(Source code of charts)
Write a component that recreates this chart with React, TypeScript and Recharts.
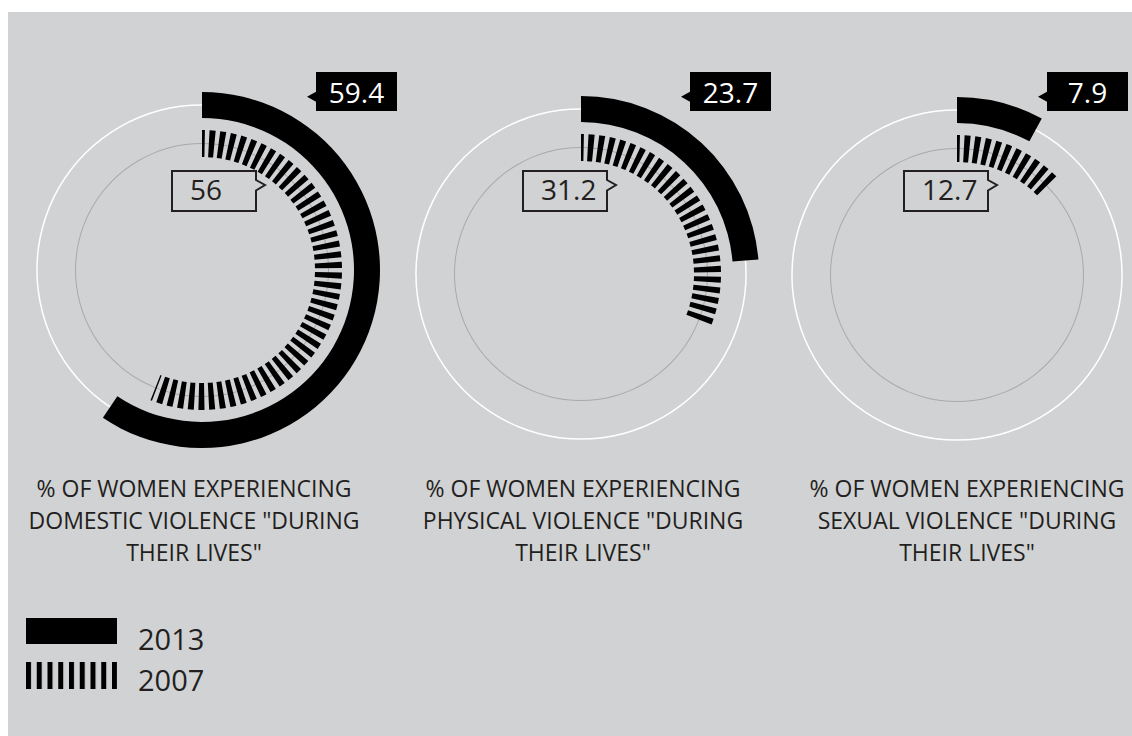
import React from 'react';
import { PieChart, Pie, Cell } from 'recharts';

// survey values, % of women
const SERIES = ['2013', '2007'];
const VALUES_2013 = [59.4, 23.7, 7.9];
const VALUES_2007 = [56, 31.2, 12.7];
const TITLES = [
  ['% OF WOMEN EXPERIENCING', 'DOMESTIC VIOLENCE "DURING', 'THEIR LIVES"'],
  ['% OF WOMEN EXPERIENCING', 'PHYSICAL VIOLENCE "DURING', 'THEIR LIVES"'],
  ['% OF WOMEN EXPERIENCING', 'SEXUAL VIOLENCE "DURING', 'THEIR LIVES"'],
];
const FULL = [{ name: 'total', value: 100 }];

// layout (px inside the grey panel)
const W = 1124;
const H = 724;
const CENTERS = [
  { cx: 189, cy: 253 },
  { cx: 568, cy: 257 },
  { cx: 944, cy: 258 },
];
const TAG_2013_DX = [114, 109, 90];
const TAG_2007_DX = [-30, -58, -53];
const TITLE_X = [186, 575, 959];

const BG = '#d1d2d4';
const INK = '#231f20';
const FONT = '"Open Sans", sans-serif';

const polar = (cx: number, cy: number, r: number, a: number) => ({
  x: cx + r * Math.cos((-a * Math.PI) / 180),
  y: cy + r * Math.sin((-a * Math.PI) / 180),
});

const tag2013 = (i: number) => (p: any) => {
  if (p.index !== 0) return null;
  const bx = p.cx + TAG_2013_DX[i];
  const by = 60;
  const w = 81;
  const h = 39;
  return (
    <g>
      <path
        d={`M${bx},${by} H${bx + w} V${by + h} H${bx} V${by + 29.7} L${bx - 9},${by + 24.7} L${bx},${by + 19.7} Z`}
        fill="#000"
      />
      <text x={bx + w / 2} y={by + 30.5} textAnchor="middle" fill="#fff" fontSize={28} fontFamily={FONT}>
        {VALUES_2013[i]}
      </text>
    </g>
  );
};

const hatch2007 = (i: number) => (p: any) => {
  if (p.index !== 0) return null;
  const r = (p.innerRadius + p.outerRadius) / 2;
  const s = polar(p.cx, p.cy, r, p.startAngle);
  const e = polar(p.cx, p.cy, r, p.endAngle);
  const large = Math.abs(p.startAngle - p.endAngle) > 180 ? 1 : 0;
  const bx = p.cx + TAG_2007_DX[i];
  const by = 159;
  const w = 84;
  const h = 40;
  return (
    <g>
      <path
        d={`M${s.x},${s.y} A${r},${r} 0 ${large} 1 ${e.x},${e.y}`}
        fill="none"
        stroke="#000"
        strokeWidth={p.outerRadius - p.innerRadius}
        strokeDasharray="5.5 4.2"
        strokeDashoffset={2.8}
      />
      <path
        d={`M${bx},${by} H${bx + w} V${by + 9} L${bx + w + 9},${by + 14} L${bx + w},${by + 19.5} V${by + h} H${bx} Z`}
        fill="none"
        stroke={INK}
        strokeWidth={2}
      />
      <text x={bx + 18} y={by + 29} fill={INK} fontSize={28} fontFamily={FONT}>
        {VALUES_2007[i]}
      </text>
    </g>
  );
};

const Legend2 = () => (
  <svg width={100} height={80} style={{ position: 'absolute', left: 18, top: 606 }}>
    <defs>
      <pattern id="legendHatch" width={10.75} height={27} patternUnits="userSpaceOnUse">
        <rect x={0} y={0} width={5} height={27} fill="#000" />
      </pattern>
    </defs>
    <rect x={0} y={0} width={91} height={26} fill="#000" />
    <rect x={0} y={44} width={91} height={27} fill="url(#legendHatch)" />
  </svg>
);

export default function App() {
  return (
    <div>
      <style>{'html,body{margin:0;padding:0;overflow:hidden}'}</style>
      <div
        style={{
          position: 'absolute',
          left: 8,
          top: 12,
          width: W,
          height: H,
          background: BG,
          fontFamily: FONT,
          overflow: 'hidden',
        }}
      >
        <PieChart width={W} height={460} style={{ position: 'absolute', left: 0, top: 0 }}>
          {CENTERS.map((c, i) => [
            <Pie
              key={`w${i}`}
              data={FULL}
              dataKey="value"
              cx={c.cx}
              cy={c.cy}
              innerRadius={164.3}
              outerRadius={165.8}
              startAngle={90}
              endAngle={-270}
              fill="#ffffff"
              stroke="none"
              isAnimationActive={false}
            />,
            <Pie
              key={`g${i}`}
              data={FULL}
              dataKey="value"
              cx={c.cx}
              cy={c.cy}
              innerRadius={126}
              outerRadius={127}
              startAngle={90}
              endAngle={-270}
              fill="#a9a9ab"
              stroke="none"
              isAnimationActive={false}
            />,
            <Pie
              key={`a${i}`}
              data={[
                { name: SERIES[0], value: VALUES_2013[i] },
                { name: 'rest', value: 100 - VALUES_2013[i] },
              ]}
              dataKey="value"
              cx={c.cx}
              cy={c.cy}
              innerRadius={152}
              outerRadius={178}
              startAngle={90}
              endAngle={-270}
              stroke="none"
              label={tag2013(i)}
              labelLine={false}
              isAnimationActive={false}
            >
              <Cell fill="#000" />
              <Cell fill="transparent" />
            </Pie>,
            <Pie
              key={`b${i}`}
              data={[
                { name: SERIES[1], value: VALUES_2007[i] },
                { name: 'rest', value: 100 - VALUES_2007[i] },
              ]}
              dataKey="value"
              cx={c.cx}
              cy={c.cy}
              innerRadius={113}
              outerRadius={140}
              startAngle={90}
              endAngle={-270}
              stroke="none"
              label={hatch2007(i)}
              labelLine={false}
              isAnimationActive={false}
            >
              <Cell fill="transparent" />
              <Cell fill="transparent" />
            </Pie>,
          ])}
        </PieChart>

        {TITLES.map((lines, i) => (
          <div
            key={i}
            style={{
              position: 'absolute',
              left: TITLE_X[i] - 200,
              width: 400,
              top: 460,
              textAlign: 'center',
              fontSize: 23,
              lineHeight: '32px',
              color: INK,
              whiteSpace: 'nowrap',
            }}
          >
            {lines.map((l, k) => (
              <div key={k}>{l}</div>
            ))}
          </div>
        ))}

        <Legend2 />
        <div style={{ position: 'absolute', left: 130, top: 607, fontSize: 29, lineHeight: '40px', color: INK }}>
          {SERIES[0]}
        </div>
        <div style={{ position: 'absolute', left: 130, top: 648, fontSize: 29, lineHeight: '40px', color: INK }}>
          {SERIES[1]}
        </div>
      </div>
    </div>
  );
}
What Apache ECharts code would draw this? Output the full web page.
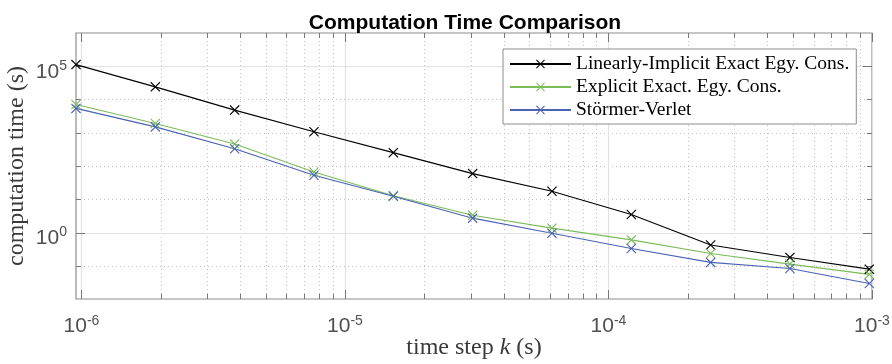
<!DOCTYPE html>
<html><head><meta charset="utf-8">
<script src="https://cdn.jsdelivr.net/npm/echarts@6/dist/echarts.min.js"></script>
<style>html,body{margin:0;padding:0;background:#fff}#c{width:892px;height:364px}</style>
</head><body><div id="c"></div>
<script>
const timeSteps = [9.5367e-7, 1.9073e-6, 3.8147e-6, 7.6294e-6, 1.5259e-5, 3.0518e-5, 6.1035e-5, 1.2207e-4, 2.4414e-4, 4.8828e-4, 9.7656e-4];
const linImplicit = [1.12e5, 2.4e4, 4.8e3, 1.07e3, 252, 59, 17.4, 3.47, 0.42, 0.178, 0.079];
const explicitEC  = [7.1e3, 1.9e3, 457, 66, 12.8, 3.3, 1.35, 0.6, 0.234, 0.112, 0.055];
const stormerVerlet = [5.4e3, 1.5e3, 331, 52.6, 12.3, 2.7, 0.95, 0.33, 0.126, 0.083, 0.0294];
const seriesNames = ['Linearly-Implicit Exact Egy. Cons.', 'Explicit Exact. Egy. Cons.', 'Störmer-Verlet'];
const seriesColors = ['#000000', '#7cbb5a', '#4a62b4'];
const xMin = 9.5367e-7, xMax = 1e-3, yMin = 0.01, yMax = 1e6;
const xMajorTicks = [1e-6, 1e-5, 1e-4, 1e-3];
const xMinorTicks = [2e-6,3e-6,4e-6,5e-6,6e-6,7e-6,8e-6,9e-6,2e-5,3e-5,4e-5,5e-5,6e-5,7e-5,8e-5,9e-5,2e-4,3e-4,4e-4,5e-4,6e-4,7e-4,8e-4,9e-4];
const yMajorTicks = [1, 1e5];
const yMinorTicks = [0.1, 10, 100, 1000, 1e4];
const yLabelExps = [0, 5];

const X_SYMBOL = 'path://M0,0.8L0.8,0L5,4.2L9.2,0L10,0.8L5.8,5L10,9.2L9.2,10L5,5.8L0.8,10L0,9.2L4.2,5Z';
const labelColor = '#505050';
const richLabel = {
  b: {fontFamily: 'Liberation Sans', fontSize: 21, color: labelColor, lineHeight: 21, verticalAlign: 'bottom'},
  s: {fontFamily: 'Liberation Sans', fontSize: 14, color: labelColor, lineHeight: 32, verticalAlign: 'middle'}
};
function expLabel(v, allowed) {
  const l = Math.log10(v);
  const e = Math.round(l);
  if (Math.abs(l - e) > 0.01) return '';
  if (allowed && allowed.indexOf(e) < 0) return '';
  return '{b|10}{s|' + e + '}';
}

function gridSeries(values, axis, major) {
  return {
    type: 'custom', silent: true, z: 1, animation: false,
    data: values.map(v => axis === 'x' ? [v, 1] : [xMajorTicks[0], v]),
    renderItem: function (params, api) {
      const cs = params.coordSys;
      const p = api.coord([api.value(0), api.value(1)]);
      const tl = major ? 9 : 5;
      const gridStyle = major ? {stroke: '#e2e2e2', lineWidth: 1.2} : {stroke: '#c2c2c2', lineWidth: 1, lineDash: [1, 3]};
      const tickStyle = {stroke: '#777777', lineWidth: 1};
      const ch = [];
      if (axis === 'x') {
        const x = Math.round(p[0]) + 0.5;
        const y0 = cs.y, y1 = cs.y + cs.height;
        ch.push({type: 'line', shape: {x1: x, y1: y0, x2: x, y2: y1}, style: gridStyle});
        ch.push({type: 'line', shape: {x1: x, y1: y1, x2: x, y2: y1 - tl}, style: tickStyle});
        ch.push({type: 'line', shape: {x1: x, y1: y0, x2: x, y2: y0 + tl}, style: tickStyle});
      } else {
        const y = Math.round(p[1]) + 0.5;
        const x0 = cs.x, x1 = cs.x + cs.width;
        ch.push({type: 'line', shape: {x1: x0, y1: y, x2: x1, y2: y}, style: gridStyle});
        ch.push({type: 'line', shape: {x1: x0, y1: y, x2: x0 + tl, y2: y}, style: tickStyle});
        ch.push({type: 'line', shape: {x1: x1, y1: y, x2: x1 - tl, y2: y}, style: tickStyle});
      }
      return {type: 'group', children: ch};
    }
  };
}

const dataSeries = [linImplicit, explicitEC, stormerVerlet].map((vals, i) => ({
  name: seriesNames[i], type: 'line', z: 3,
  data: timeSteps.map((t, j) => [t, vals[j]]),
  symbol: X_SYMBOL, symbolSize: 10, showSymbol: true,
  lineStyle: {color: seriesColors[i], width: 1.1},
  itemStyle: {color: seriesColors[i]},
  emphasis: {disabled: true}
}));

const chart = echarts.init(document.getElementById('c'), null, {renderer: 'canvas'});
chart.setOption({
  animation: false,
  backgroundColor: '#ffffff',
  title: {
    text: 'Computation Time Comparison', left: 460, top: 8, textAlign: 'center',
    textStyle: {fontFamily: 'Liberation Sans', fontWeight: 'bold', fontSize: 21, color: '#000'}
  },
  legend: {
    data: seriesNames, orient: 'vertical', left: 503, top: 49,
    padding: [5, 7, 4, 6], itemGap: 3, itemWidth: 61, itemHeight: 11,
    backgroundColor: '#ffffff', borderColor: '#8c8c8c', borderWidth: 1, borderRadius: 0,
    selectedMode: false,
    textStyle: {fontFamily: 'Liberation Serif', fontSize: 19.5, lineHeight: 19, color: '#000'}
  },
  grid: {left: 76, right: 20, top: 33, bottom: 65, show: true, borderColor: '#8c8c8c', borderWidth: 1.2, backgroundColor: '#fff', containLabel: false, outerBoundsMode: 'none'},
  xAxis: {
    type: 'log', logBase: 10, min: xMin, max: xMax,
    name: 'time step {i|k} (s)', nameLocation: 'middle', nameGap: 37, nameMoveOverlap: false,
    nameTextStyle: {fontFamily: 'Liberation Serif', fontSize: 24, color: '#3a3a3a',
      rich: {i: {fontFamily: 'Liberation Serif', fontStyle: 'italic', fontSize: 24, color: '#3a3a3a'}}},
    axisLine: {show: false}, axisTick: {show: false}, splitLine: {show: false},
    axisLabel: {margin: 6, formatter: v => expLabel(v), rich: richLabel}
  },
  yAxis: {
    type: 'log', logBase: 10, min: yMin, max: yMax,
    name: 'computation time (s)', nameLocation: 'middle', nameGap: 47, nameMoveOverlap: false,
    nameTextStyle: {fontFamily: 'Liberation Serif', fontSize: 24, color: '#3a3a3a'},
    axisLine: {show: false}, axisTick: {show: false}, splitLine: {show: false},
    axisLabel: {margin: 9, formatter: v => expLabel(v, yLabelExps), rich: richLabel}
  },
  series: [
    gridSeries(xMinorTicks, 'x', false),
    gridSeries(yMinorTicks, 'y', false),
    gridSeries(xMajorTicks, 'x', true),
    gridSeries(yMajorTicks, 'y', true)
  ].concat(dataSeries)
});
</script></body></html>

### WHAT YOU SHOULD DO
How many lines in these entries contain the string "this"? State the number and nothing more.

### ANSWER TO THE TASK
2